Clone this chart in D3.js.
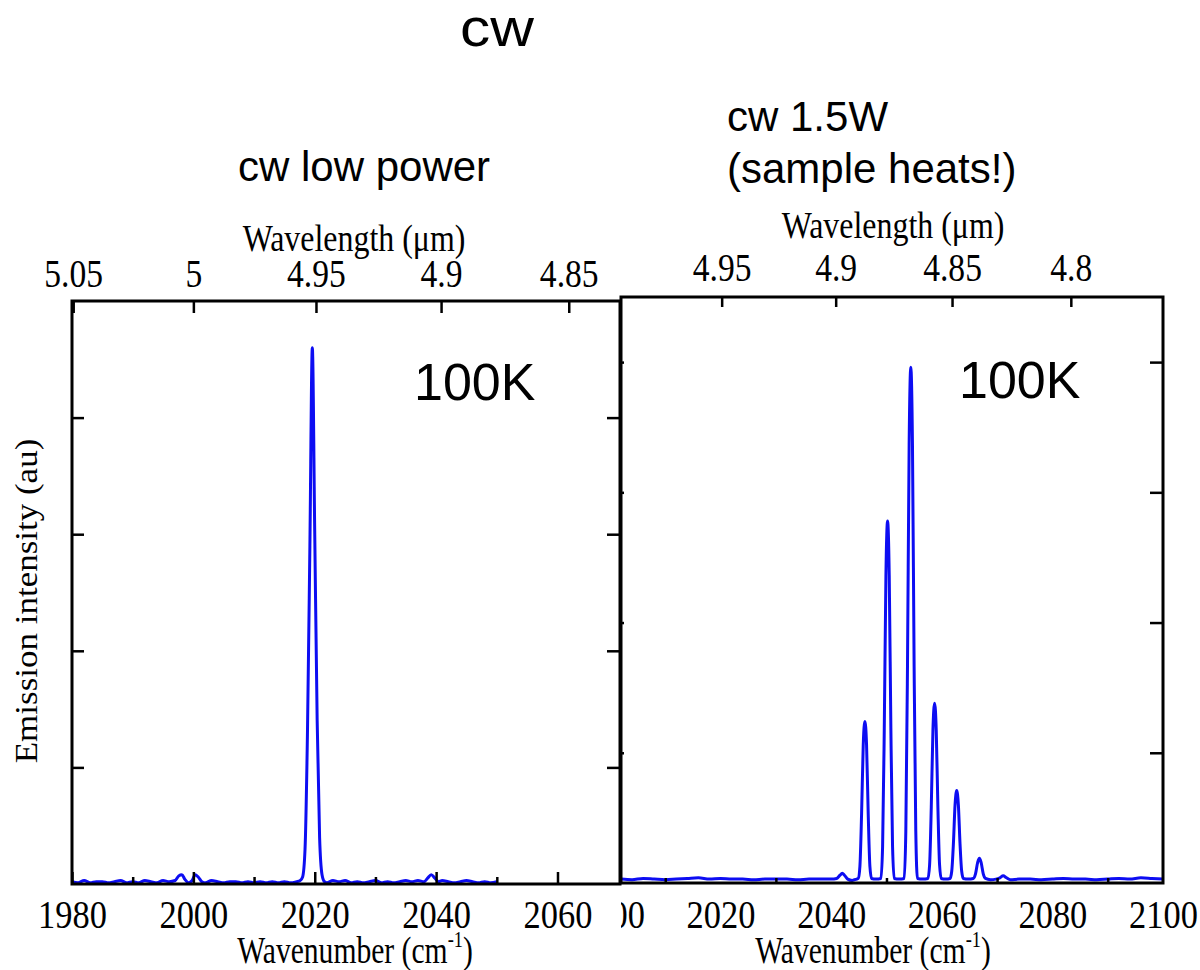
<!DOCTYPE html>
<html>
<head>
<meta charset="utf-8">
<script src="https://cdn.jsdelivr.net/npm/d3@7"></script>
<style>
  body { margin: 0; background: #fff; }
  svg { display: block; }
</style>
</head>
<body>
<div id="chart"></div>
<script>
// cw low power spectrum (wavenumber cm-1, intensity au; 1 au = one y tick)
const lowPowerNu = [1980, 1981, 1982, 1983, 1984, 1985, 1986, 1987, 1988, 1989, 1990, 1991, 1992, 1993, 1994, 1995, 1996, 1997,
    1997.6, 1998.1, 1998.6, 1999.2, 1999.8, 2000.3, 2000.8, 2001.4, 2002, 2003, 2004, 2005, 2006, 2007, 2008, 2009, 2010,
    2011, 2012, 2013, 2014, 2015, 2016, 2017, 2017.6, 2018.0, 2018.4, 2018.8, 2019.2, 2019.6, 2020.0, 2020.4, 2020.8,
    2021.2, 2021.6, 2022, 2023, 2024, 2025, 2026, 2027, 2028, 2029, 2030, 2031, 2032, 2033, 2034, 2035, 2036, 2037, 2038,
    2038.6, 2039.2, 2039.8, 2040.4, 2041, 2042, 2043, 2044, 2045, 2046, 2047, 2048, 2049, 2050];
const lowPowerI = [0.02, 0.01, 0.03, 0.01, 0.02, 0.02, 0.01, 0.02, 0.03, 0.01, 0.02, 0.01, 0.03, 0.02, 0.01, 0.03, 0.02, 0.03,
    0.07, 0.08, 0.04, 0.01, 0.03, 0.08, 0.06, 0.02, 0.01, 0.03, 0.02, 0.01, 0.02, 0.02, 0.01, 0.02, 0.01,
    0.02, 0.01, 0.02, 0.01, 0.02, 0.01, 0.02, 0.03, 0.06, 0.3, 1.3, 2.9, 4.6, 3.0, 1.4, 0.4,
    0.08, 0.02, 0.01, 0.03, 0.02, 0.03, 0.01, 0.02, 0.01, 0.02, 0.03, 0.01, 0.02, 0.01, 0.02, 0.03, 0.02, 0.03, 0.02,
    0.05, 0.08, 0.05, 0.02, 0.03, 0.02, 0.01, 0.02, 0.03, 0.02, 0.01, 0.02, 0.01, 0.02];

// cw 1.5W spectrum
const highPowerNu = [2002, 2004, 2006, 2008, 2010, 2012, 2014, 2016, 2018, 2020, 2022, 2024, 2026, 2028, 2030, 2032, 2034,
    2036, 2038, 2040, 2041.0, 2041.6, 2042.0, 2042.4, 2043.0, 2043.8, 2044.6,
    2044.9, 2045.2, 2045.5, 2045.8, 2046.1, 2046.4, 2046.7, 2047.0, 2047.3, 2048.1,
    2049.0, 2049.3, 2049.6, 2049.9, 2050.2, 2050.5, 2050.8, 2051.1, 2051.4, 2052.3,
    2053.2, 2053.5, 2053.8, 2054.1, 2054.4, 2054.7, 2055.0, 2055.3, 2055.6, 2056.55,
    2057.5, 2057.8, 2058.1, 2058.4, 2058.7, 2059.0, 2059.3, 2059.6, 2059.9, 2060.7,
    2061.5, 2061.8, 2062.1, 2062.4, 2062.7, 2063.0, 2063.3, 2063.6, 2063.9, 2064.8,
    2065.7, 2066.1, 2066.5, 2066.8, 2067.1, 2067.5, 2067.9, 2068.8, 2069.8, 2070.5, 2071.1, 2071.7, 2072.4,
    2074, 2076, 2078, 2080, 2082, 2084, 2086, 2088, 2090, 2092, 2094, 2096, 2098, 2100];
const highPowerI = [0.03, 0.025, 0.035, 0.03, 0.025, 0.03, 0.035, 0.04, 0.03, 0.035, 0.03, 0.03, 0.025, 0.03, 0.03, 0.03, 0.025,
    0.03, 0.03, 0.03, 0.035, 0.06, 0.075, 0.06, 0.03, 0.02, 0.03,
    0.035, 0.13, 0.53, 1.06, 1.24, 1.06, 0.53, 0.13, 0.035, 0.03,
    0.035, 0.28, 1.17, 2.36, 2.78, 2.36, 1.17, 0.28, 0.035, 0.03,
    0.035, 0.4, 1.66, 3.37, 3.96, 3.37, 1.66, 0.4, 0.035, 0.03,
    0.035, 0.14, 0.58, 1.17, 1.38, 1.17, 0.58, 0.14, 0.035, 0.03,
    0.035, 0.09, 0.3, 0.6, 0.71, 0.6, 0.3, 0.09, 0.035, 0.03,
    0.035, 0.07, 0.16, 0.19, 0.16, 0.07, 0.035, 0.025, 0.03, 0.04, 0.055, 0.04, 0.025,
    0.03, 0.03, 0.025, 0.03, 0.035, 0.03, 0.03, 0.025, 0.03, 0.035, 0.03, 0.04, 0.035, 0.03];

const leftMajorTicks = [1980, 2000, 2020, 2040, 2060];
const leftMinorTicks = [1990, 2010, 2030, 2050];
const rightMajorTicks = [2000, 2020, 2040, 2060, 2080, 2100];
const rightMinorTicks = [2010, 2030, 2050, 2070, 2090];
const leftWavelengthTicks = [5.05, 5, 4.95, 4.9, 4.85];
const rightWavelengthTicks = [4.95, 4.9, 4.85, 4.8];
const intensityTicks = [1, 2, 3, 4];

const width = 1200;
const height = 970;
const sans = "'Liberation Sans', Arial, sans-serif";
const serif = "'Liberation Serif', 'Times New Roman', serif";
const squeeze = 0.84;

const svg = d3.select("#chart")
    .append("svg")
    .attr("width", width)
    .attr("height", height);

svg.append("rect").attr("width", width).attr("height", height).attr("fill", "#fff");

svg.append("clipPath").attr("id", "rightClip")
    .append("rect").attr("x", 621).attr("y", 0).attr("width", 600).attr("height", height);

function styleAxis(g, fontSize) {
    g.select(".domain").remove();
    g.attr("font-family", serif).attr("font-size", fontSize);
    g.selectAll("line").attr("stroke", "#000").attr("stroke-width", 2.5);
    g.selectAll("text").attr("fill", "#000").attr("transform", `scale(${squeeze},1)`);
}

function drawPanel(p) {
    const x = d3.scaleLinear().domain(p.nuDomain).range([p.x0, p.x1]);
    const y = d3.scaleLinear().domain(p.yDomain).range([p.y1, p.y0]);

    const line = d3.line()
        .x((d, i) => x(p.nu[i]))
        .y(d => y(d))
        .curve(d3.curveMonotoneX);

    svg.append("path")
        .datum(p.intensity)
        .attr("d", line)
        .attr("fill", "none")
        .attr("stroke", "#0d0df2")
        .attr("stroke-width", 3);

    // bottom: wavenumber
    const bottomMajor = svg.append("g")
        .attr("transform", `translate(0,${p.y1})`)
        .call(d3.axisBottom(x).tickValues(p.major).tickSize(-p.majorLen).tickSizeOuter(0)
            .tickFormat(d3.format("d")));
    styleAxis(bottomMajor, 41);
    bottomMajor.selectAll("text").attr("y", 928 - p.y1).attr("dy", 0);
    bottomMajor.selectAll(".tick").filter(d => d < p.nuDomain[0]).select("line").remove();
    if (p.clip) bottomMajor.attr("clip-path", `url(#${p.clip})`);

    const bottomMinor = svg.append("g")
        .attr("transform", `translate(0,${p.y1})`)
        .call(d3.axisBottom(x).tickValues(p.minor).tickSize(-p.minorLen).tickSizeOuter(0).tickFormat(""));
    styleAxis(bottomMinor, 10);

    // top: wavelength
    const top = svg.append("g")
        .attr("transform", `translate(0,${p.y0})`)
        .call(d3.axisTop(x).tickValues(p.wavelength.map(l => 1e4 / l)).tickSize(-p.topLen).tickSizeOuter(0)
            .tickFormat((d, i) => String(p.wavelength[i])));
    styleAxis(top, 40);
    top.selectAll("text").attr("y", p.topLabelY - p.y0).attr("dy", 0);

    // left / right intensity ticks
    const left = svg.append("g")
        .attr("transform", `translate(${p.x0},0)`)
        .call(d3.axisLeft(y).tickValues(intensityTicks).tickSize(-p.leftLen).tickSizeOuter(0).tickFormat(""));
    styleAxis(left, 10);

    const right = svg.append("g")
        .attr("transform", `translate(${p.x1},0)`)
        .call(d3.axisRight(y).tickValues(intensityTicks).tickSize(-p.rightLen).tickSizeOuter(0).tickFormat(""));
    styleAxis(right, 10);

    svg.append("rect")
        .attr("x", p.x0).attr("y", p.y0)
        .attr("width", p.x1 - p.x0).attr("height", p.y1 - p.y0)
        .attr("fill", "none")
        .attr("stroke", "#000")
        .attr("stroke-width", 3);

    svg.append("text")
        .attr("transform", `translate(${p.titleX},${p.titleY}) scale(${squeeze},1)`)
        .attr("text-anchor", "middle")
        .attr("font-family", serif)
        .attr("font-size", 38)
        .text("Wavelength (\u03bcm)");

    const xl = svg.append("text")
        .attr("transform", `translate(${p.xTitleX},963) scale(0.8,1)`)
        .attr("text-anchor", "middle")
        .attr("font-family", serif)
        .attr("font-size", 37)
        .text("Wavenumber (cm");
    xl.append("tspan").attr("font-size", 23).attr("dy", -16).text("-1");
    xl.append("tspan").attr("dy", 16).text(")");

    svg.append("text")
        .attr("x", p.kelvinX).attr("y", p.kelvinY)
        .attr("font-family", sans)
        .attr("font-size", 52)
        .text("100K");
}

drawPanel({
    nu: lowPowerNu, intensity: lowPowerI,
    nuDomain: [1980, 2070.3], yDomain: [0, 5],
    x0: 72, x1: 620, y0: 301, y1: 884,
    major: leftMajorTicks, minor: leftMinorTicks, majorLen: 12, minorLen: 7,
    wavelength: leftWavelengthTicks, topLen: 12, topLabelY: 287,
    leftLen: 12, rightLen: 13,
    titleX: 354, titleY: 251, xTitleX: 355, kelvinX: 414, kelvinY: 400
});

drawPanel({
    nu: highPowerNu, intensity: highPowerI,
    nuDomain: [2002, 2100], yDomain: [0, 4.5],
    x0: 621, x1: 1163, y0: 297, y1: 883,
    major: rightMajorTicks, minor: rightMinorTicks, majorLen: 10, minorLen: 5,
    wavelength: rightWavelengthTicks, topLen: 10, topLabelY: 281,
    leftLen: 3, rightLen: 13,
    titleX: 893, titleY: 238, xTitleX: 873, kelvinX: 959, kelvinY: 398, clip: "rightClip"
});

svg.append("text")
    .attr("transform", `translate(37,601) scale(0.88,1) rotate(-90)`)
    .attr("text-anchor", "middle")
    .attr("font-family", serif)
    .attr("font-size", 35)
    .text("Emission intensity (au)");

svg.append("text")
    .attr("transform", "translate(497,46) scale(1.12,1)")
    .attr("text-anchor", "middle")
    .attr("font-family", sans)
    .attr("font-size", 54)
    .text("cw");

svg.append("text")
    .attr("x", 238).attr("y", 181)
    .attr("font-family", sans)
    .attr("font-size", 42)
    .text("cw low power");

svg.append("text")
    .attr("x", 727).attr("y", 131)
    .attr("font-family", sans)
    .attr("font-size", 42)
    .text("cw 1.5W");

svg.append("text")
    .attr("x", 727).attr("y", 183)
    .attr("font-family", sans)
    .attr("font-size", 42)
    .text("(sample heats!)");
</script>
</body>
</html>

(Task goal):
Omitting all pictures, restate exactly the lines of the material from its start through the line that contains "0.02, 0.01, 0.02];".

(Answer for this exercise):
Clone this chart in D3.js.
<!DOCTYPE html>
<html>
<head>
<meta charset="utf-8">
<script src="https://cdn.jsdelivr.net/npm/d3@7"></script>
<style>
  body { margin: 0; background: #fff; }
  svg { display: block; }
</style>
</head>
<body>
<div id="chart"></div>
<script>
// cw low power spectrum (wavenumber cm-1, intensity au; 1 au = one y tick)
const lowPowerNu = [1980, 1981, 1982, 1983, 1984, 1985, 1986, 1987, 1988, 1989, 1990, 1991, 1992, 1993, 1994, 1995, 1996, 1997,
    1997.6, 1998.1, 1998.6, 1999.2, 1999.8, 2000.3, 2000.8, 2001.4, 2002, 2003, 2004, 2005, 2006, 2007, 2008, 2009, 2010,
    2011, 2012, 2013, 2014, 2015, 2016, 2017, 2017.6, 2018.0, 2018.4, 2018.8, 2019.2, 2019.6, 2020.0, 2020.4, 2020.8,
    2021.2, 2021.6, 2022, 2023, 2024, 2025, 2026, 2027, 2028, 2029, 2030, 2031, 2032, 2033, 2034, 2035, 2036, 2037, 2038,
    2038.6, 2039.2, 2039.8, 2040.4, 2041, 2042, 2043, 2044, 2045, 2046, 2047, 2048, 2049, 2050];
const lowPowerI = [0.02, 0.01, 0.03, 0.01, 0.02, 0.02, 0.01, 0.02, 0.03, 0.01, 0.02, 0.01, 0.03, 0.02, 0.01, 0.03, 0.02, 0.03,
    0.07, 0.08, 0.04, 0.01, 0.03, 0.08, 0.06, 0.02, 0.01, 0.03, 0.02, 0.01, 0.02, 0.02, 0.01, 0.02, 0.01,
    0.02, 0.01, 0.02, 0.01, 0.02, 0.01, 0.02, 0.03, 0.06, 0.3, 1.3, 2.9, 4.6, 3.0, 1.4, 0.4,
    0.08, 0.02, 0.01, 0.03, 0.02, 0.03, 0.01, 0.02, 0.01, 0.02, 0.03, 0.01, 0.02, 0.01, 0.02, 0.03, 0.02, 0.03, 0.02,
    0.05, 0.08, 0.05, 0.02, 0.03, 0.02, 0.01, 0.02, 0.03, 0.02, 0.01, 0.02, 0.01, 0.02];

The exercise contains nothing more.